A big week of central bank news that may have disappointed the stock market bulls. The Fed cut 25bps this week but tapped the brakes on additional stimulus measures (for now). Let’s take a look at the S&P 500 chart where we are hovering just below all-time highs after a very choppy August.
September is the weakest part of the calendar so a failure to make new highs this past week may mean we are in for some downside price action next week. By the way, it would be normal for the gaps in the chart above to get filled in the next pullback.
There is also something awry in the funding markets. The overnight lending rate was sounding alarm bells this week as rates spiked in something we haven’t seen since the financial crisis. Overnight lending is a very stable market among US banking institutions, when rates spike it means that banks have lost faith in lending to one another which occurs when an institution is at risk of failure, for example.
The spike earlier in the week was reported to be caused by corporations in need of cash to pay taxes on 9/15 combined with a $54B settlement of Treasury coupons on Monday. The Fed needed to step in and lend through a REPO facility to grease the skids and provide the cash to the overnight markets. Funny thing, the Fed had to keep this operation open for the remainder of the week. Late Friday, the Fed announced that the emergency REPO facility would remain open until October 10th.

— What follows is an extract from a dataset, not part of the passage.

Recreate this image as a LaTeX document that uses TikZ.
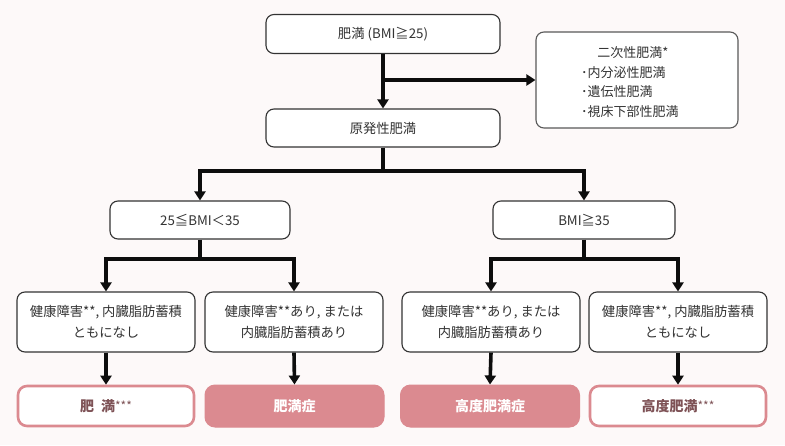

This is not a good sign. Funding emergencies don’t fit the picture right now unless we are on the cusp of something very bad about to happen in the lending and credit markets. Despite my best efforts, I found no reason other than what I mentioned above for this situation so this all sounds very suspicious to me. The cash needs for taxes and Treasury coupons makes sense but these requirements were not a secret and they should have been satisfied within a day (maybe two).
The facility does report its daily activities so we can monitor the Fed’s REPO facility and wether this heightened activity continues into next week. If the facility continues to be oversubscribed then we know there is a problem lurking somewhere. It could be caused by an overseas institution so I am not saying U.S. banks are in trouble – just that there is a new risk parameter being thrown into the stock market. More on this topic next week.
Chart of the Week!
Economic & Central Banking Snippets
- The Cass Freight Index released its August shipping data last week and the index fell for the 9th straight month by 3% (Y-O-Y). The company said “weakness in demand is being seen across most modes of transportation, both domestically and internationally…we see a growing risk that GDP will go negative by year’s end.” The company cited three areas of main concern: 1) severe declines in international airfreight volumes 2) weakness in the spot market pricing for transportation services, especially in trucking and 3) volumes of chemical shipments.
- Economic activity in China cooled further in August, with industrial output and retail sales data suggesting sluggish demand and low confidence among businesses and consumers. China’s leaders have already responded to signs of weaker growth with extra support for local-government bond issuance and by releasing more funds for banks to lend to businesses. (WSJ)
- Industrial production surprised to the upside in August, rising by .6% m/o/m vs the forecast of up .2%. Manufacturing production in nominal terms is still below where it was in 2008.
- The Federal Reserve cut US interest rates by 25 basis points to a range of 1.75% to 2% and signaled that it could stop there despite uncertainty over trade. The cut was expected but the projections show a more hawkish line than markets had anticipated. (FT)
- The Swiss National Bank (SNB) held interest rates steady at their meeting this week as it slashed its growth forecast for the year amid rising global headwinds. The bank is leaving its key rate at -0.75% and said that the deterioration of the international economic environment will probably cause growth to weaken. (FT)
- The Bank of Japan (BOJ) has kept monetary policy on hold but hinted at possible action in October as it frets about a slowdown in the global economy. Japan’s central bank on Thursday held overnight interest rates at -0.1%, kept its target for 10-year bond yields at 0% and maintained the pace of its asset purchases at ¥80tn ($740bn) annually. The BOJ also expressed concern that an appreciation in the yen would harm Japanese exports that are already suffering from a slowdown in China. (FT)
- U.S. home sales in August rose to the highest level in nearly a year and a half, sparking fresh hope that a protracted slump may finally be starting to reverse. The latest data strengthened the case that some of the lowest mortgage rates of the past 50 years may at last be luring more buyers back into the housing market. (WSJ)
- Factory workers at General Motors went on a nationwide strike early Monday morning in the largest work stoppage in more than a decade. UAW leaders instructed nearly 46,000 blue-collar workers at 31 GM plants to either walk off the job or stay home. One of the biggest sticking points is the company’s decision in November to close four U.S. factories. GM’s credit rating could also topple into junk bond status if the strike lasts more than a week or two, according to Moody’s. (WSJ)
- WeWork shelved its initial public offering on Monday night after struggling to drum up investor interest in the multibillion-dollar listing, in an embarrassing setback for a property group whose stated mission is to “elevate the world’s consciousness”. (FT)
- FedEx had its biggest price drop since 2008, falling nearly 14% after reporting earnings this week. The company guided earnings down over concern regarding global trade and their lack of deliverability.